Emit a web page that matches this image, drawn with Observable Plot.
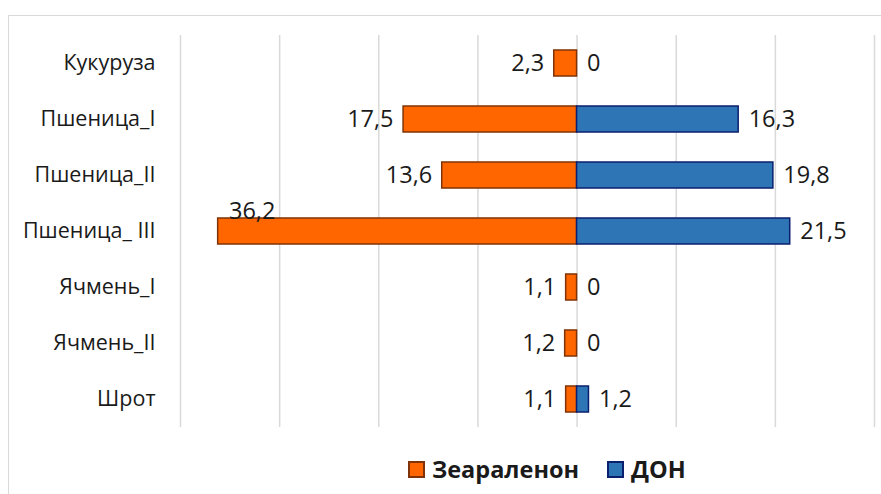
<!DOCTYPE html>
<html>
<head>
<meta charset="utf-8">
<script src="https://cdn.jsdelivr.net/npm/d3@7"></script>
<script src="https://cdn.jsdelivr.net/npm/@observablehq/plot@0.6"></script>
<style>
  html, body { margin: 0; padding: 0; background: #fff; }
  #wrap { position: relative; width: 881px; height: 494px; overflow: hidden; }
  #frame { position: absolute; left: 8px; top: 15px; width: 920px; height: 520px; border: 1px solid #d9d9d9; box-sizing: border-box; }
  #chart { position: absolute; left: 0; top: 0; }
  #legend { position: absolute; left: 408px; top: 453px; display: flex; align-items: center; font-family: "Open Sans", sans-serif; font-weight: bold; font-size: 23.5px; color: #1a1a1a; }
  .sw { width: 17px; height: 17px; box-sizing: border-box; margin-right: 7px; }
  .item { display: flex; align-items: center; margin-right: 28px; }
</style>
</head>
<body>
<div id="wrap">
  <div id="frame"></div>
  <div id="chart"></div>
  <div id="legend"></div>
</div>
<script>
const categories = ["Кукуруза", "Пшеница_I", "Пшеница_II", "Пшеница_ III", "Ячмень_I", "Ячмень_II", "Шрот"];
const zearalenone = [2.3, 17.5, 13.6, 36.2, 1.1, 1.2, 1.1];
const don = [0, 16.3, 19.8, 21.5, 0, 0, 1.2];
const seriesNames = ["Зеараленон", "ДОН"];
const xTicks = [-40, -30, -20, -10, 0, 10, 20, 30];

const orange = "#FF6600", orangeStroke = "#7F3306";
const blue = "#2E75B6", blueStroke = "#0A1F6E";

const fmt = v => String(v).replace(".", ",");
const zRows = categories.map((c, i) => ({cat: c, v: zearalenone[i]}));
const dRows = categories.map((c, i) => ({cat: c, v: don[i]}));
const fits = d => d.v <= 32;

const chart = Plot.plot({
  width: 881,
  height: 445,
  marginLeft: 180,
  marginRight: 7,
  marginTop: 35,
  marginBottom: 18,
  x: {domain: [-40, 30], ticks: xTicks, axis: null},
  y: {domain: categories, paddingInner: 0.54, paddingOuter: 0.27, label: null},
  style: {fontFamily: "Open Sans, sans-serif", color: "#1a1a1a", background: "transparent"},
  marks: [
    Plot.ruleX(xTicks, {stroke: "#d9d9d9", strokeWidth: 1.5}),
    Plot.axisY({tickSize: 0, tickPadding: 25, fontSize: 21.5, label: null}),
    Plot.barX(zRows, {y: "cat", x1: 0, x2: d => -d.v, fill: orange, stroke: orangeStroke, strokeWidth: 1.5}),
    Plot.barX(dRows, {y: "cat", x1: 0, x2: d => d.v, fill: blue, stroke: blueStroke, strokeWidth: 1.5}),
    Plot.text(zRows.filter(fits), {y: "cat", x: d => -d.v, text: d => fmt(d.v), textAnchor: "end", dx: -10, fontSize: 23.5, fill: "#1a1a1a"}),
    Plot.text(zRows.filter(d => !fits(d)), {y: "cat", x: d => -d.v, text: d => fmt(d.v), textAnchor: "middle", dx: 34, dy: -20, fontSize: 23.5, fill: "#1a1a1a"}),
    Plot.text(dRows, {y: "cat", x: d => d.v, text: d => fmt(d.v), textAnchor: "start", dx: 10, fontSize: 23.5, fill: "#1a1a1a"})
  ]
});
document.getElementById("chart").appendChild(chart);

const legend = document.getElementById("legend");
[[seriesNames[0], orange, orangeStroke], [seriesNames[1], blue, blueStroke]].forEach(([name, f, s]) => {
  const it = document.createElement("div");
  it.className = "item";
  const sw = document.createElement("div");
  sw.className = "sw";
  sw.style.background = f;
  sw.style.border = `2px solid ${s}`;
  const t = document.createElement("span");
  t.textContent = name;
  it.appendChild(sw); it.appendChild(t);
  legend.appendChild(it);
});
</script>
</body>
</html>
══════════
#### Task instructions
Leaving out the pictures, repeat the data above exactly.

#### Expected answer
Emit a web page that matches this image, drawn with Observable Plot.
<!DOCTYPE html>
<html>
<head>
<meta charset="utf-8">
<script src="https://cdn.jsdelivr.net/npm/d3@7"></script>
<script src="https://cdn.jsdelivr.net/npm/@observablehq/plot@0.6"></script>
<style>
  html, body { margin: 0; padding: 0; background: #fff; }
  #wrap { position: relative; width: 881px; height: 494px; overflow: hidden; }
  #frame { position: absolute; left: 8px; top: 15px; width: 920px; height: 520px; border: 1px solid #d9d9d9; box-sizing: border-box; }
  #chart { position: absolute; left: 0; top: 0; }
  #legend { position: absolute; left: 408px; top: 453px; display: flex; align-items: center; font-family: "Open Sans", sans-serif; font-weight: bold; font-size: 23.5px; color: #1a1a1a; }
  .sw { width: 17px; height: 17px; box-sizing: border-box; margin-right: 7px; }
  .item { display: flex; align-items: center; margin-right: 28px; }
</style>
</head>
<body>
<div id="wrap">
  <div id="frame"></div>
  <div id="chart"></div>
  <div id="legend"></div>
</div>
<script>
const categories = ["Кукуруза", "Пшеница_I", "Пшеница_II", "Пшеница_ III", "Ячмень_I", "Ячмень_II", "Шрот"];
const zearalenone = [2.3, 17.5, 13.6, 36.2, 1.1, 1.2, 1.1];
const don = [0, 16.3, 19.8, 21.5, 0, 0, 1.2];
const seriesNames = ["Зеараленон", "ДОН"];
const xTicks = [-40, -30, -20, -10, 0, 10, 20, 30];

const orange = "#FF6600", orangeStroke = "#7F3306";
const blue = "#2E75B6", blueStroke = "#0A1F6E";

const fmt = v => String(v).replace(".", ",");
const zRows = categories.map((c, i) => ({cat: c, v: zearalenone[i]}));
const dRows = categories.map((c, i) => ({cat: c, v: don[i]}));
const fits = d => d.v <= 32;

const chart = Plot.plot({
  width: 881,
  height: 445,
  marginLeft: 180,
  marginRight: 7,
  marginTop: 35,
  marginBottom: 18,
  x: {domain: [-40, 30], ticks: xTicks, axis: null},
  y: {domain: categories, paddingInner: 0.54, paddingOuter: 0.27, label: null},
  style: {fontFamily: "Open Sans, sans-serif", color: "#1a1a1a", background: "transparent"},
  marks: [
    Plot.ruleX(xTicks, {stroke: "#d9d9d9", strokeWidth: 1.5}),
    Plot.axisY({tickSize: 0, tickPadding: 25, fontSize: 21.5, label: null}),
    Plot.barX(zRows, {y: "cat", x1: 0, x2: d => -d.v, fill: orange, stroke: orangeStroke, strokeWidth: 1.5}),
    Plot.barX(dRows, {y: "cat", x1: 0, x2: d => d.v, fill: blue, stroke: blueStroke, strokeWidth: 1.5}),
    Plot.text(zRows.filter(fits), {y: "cat", x: d => -d.v, text: d => fmt(d.v), textAnchor: "end", dx: -10, fontSize: 23.5, fill: "#1a1a1a"}),
    Plot.text(zRows.filter(d => !fits(d)), {y: "cat", x: d => -d.v, text: d => fmt(d.v), textAnchor: "middle", dx: 34, dy: -20, fontSize: 23.5, fill: "#1a1a1a"}),
    Plot.text(dRows, {y: "cat", x: d => d.v, text: d => fmt(d.v), textAnchor: "start", dx: 10, fontSize: 23.5, fill: "#1a1a1a"})
  ]
});
document.getElementById("chart").appendChild(chart);

const legend = document.getElementById("legend");
[[seriesNames[0], orange, orangeStroke], [seriesNames[1], blue, blueStroke]].forEach(([name, f, s]) => {
  const it = document.createElement("div");
  it.className = "item";
  const sw = document.createElement("div");
  sw.className = "sw";
  sw.style.background = f;
  sw.style.border = `2px solid ${s}`;
  const t = document.createElement("span");
  t.textContent = name;
  it.appendChild(sw); it.appendChild(t);
  legend.appendChild(it);
});
</script>
</body>
</html>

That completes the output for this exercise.